Paul Vallely set off for Argentina shortly after smoke signals from the Vatican announced Jorge Mario Bergoglio was pope. 

The British writer said he was determined to reconcile the man on the balcony — who was signaling “a new way of being pope and a new kind of church that was simple, humble and nonjudgmental” — with reports of his past authoritative, reactionary and divisive leadership of the Jesuits in Argentina.

“I set out with these two stories in my mind and wondered which one of them was true. And if both were true, how could they both be reconciled,” Vallely said recently in an interview via Skype. “I wanted to do some firsthand research and talk to people who had really known him at different stages earlier in his life.”

Vallely’s efforts resulted in the biography, “Pope Francis: Untying the Knots,” published a few months after the papal election. “I was very lucky,” Vallely said. “I set off to find the story of this man and it could have been a boring story, but a lot happened to him in his life and so it makes the book a very good read.”

Vallely, who is also a broadcaster, lecturer and consultant on media and business ethics, will be among the featured speakers at Seattle University’s Search for Meaning Book Festival Feb. 28.

His talk, “Francis — The Pope of Surprises,” will explore the pope’s transformative years, including two years of exile in seclusion and censorship, and nearly two decades as “bishop of the slums” in Buenos Aires.

Ultimately, Vallely said, he found “a man like the rest of us, who has had a journey through life and made mistakes and tried to learn from them to become this figure of simplicity and humility … because he thinks that’s the kind of leader you have to be to do what God wants.”

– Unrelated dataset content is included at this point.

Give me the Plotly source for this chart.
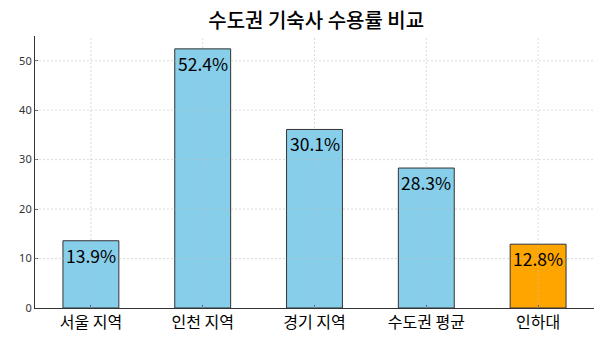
import plotly.graph_objects as go

categories = ["서울 지역", "인천 지역", "경기 지역", "수도권 평균", "인하대"]
bar_heights = [13.6, 52.4, 36.1, 28.3, 12.9]
labels = ["13.9%", "52.4%", "30.1%", "28.3%", "12.8%"]
colors = ["#87CEEB", "#87CEEB", "#87CEEB", "#87CEEB", "#FFA500"]
yticks = [0, 10, 20, 30, 40, 50]

xs = list(range(len(categories)))
FONT = "Noto Sans CJK KR"

fig = go.Figure(go.Bar(
    x=xs, y=bar_heights, width=0.5,
    marker=dict(color=colors, line=dict(color="#333333", width=1)),
    hoverinfo="skip",
))

grid = dict(color="rgba(190,190,190,0.55)", width=1, dash="2px,2px")
shapes = []
for t in yticks[1:]:
    shapes.append(dict(type="line", xref="paper", x0=0, x1=1, yref="y", y0=t, y1=t,
                       line=grid, layer="above"))
for x in xs:
    shapes.append(dict(type="line", xref="x", x0=x, x1=x, yref="paper", y0=0, y1=1,
                       line=grid, layer="above"))

annotations = [
    dict(x=x, y=h, xref="x", yref="y", text=lab, showarrow=False,
         yanchor="top", yshift=0,
         font=dict(family=FONT, size=17.5, color="black"))
    for x, h, lab in zip(xs, bar_heights, labels)
]

fig.update_layout(
    width=600, height=358,
    margin=dict(l=35, r=6, t=36, b=50),
    plot_bgcolor="white", paper_bgcolor="white",
    title=dict(text="수도권 기숙사 수용률 비교", x=0.527, xanchor="center", y=0.94, yanchor="middle",
               font=dict(family=FONT, size=20, color="black", weight=500)),
    showlegend=False,
    shapes=shapes,
    annotations=annotations,
    font=dict(family=FONT),
)
fig.update_xaxes(
    range=[-0.5, 4.5], tickvals=xs, ticktext=categories,
    tickfont=dict(family=FONT, size=16, color="black"),
    showline=True, linecolor="#333", linewidth=1.2,
    ticks="inside", ticklen=3, tickcolor="#555",
    showgrid=False, zeroline=False, layer="above traces",
)
fig.update_yaxes(
    range=[0, 55.0], tickvals=yticks,
    tickfont=dict(family="Noto Sans", size=11, color="#333"),
    showline=True, linecolor="#333", linewidth=1.2,
    ticks="inside", ticklen=3, tickcolor="#555",
    showgrid=False, zeroline=False, layer="above traces",
)
fig.write_html("out.html")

Vallely will join more than 55 national and international authors participating in this year’s book festival. Admission to the all-day event is $10. Catholic-related authors and their scheduled presentations include:

  • Jan Alkire, "Sharing Your Stories, Creating Your Legacy”
  • Fred Bahnson, “Soil and Sacrament: Food, Faith, and Growing Heaven on Earth”
  • Roberta Stringham Brown and Patricia O’Connell Killen, “Deep Impulses in Pacific Northwest Catholicism, Then and Now”
  • Brian Doyle, “A Book of Uncommon Prayer: A Reading From My Work”
  • Rick Grant, “Seattle’s Churches: Ministry, Legacy, and Amazing Architecture”
  • Dana Greene, “Denise Levertov: Poet and Pilgrim”
  • Gregory Orfalea, “Junipero Serra: an Alternate Foundation Story for the United States”
  • Kenneth Peterson, “Prayer as Night Falls: Seeking the Numinous at the End of the Day”
  • Dominican Father Timothy Radcliffe, “How Can Christians Touch the Imagination of Our Contemporaries?”
  • Father Thomas Vandenberg, “The Surprising Sacrament of Matrimony: What Difference Does it Make?”